From the first line of the listing below to the line with "LINK_KM = 106.69", print each line exactly, and nothing more. Leave out the pictures.
++++++++++++++++++++
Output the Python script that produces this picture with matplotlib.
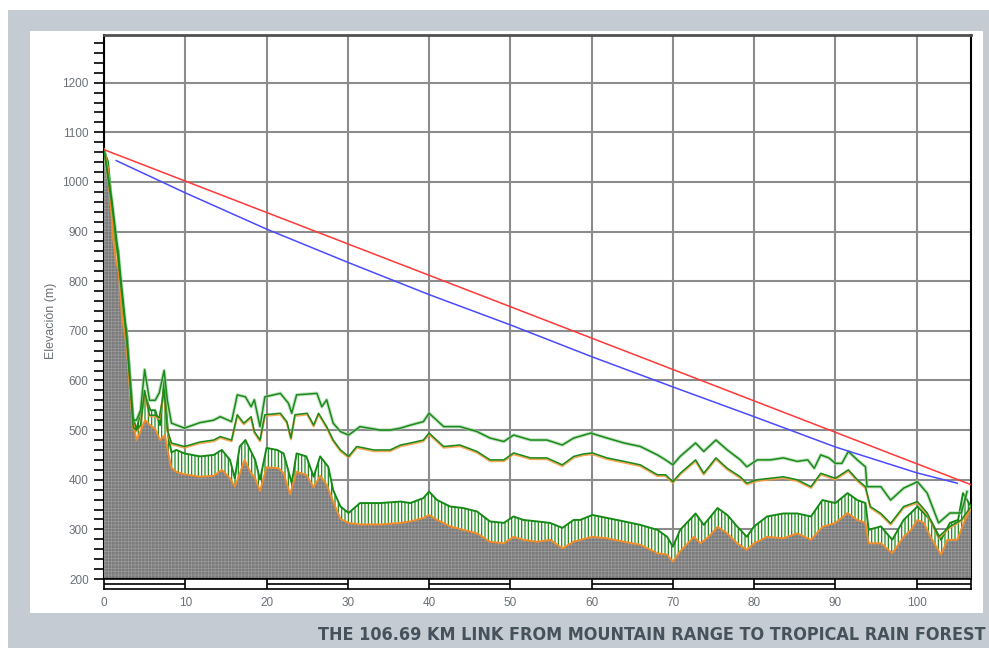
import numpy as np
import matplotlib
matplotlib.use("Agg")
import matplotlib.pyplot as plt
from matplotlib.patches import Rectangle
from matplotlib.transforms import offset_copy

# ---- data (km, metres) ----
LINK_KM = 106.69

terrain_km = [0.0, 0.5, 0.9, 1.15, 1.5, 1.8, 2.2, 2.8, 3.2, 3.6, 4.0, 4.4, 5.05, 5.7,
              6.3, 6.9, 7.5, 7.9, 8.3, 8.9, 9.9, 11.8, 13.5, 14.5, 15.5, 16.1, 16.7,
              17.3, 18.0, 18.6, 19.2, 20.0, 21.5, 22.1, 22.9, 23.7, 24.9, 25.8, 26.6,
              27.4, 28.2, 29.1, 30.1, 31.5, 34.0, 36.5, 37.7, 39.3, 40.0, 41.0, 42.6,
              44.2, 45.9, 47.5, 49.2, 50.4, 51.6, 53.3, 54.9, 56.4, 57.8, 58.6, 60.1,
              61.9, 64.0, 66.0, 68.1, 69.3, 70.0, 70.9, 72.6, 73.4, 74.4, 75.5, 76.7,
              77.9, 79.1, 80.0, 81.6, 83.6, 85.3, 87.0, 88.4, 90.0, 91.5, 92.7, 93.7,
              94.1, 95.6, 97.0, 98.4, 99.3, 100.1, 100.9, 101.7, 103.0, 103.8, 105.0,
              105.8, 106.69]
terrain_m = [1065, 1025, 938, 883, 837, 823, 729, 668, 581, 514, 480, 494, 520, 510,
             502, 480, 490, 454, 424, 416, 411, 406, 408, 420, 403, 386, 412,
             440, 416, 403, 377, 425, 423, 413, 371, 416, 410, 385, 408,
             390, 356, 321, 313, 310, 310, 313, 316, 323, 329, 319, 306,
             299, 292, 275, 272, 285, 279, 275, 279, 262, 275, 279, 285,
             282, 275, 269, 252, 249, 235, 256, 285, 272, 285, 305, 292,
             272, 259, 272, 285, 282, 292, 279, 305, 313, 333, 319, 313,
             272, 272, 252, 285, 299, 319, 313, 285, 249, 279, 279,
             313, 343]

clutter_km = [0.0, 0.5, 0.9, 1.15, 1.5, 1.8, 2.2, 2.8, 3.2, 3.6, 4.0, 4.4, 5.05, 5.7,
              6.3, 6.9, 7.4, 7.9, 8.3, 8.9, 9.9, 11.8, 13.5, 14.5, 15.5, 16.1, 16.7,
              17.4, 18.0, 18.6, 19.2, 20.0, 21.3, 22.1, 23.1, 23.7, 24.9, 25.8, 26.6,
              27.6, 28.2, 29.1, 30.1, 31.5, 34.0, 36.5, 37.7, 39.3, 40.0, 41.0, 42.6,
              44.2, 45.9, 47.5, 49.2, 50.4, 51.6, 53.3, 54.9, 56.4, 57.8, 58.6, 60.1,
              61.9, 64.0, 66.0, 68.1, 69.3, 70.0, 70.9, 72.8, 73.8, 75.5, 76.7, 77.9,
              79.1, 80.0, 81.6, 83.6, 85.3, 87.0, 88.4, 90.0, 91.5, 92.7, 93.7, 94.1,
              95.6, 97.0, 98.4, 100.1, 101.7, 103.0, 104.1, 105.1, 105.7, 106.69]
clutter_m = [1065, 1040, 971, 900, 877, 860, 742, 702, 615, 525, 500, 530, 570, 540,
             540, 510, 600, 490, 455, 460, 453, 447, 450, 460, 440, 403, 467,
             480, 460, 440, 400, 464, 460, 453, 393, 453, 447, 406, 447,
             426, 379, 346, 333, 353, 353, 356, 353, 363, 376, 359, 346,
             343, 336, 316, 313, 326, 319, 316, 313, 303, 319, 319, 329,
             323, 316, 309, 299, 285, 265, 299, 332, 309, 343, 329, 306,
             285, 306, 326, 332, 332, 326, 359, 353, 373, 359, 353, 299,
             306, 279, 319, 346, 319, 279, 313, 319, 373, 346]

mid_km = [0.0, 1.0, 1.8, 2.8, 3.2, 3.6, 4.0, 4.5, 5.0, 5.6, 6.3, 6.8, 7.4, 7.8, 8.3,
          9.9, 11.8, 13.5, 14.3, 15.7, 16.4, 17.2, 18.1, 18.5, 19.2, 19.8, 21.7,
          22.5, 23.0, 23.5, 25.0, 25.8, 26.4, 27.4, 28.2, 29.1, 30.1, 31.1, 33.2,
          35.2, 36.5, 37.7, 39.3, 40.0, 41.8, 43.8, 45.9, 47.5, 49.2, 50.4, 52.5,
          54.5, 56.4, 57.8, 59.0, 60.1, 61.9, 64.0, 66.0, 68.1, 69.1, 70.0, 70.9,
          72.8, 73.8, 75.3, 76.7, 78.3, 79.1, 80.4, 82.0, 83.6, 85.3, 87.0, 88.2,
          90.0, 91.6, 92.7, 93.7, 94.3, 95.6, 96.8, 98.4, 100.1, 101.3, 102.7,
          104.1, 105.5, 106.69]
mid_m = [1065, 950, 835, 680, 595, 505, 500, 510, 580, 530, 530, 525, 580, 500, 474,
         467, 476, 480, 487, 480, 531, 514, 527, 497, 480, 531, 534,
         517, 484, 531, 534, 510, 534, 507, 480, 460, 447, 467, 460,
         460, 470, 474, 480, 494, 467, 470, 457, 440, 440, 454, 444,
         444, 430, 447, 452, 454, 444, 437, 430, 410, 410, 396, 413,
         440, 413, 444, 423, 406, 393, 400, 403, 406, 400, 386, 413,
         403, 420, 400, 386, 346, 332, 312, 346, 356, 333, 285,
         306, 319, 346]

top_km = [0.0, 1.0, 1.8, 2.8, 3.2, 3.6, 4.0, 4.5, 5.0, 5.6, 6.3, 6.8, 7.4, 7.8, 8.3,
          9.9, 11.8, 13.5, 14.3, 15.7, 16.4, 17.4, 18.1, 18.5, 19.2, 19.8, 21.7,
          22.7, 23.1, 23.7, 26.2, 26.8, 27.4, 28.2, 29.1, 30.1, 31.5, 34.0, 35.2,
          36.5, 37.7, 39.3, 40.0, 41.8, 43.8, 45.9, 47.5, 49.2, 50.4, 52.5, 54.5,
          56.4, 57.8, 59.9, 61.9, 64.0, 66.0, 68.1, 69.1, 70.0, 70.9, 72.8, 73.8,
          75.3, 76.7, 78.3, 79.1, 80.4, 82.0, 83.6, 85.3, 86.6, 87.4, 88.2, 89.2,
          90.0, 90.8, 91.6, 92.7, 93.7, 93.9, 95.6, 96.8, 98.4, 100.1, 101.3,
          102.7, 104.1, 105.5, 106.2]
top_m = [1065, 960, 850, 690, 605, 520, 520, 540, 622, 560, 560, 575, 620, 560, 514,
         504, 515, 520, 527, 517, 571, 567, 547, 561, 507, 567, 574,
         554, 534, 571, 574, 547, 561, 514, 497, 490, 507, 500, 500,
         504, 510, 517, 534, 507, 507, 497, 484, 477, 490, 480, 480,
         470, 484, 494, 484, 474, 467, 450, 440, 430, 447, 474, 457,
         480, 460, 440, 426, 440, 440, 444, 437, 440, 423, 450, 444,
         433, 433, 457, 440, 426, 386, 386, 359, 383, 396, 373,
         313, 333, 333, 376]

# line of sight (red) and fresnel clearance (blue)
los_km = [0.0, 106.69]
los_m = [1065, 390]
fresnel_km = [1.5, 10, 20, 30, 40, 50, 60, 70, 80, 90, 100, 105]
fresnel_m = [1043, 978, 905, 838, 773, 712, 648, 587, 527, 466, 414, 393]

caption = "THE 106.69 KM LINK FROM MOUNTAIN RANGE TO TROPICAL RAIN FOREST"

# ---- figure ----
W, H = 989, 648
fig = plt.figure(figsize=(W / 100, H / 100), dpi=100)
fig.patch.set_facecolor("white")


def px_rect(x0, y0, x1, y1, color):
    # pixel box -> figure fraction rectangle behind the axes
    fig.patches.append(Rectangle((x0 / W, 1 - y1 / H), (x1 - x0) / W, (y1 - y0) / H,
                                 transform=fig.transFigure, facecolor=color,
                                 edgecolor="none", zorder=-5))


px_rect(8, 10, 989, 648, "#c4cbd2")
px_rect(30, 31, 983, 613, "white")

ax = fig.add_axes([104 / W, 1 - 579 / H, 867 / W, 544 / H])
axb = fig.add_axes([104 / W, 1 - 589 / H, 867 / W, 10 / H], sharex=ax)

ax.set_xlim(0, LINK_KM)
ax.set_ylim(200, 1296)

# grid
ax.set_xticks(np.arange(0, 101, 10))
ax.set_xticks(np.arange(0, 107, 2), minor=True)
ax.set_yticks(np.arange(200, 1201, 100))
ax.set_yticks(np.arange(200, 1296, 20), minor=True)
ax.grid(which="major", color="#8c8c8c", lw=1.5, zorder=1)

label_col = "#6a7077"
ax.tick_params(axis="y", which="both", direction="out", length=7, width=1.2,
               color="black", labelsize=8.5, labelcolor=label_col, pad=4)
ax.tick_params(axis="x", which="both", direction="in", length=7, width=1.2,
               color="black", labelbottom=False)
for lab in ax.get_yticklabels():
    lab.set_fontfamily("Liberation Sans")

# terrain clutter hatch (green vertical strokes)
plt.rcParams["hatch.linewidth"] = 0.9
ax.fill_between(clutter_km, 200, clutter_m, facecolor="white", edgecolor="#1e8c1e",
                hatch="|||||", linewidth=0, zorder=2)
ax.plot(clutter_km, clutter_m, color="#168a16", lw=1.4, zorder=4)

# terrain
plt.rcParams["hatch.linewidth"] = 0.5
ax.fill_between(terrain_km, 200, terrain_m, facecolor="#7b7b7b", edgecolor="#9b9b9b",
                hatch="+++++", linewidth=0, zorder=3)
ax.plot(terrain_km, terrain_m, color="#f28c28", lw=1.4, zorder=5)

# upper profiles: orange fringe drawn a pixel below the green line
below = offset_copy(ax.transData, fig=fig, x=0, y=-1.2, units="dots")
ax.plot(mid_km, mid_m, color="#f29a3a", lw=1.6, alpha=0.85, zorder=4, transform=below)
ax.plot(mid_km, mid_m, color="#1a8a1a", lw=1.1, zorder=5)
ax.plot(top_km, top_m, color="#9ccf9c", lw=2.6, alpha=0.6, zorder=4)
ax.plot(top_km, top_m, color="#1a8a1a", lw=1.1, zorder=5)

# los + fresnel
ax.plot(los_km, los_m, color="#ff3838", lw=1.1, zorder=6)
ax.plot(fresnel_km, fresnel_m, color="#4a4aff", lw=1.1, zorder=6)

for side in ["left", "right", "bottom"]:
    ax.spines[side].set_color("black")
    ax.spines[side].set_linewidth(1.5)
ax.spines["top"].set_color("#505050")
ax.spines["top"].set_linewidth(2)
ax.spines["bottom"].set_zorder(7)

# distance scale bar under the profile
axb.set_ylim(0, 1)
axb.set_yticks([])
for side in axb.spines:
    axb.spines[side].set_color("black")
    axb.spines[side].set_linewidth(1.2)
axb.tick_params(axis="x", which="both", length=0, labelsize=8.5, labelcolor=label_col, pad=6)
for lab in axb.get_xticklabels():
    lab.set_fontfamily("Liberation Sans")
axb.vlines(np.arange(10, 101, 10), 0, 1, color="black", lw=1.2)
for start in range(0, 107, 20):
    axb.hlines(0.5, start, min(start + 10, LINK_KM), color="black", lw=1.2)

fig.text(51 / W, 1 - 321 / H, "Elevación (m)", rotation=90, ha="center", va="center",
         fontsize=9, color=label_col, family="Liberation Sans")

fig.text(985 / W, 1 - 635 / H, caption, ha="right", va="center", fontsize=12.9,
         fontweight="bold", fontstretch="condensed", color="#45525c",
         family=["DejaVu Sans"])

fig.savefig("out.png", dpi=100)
++++++++++++++++++++
# The response
Output the Python script that produces this picture with matplotlib.
import numpy as np
import matplotlib
matplotlib.use("Agg")
import matplotlib.pyplot as plt
from matplotlib.patches import Rectangle
from matplotlib.transforms import offset_copy

# ---- data (km, metres) ----
LINK_KM = 106.69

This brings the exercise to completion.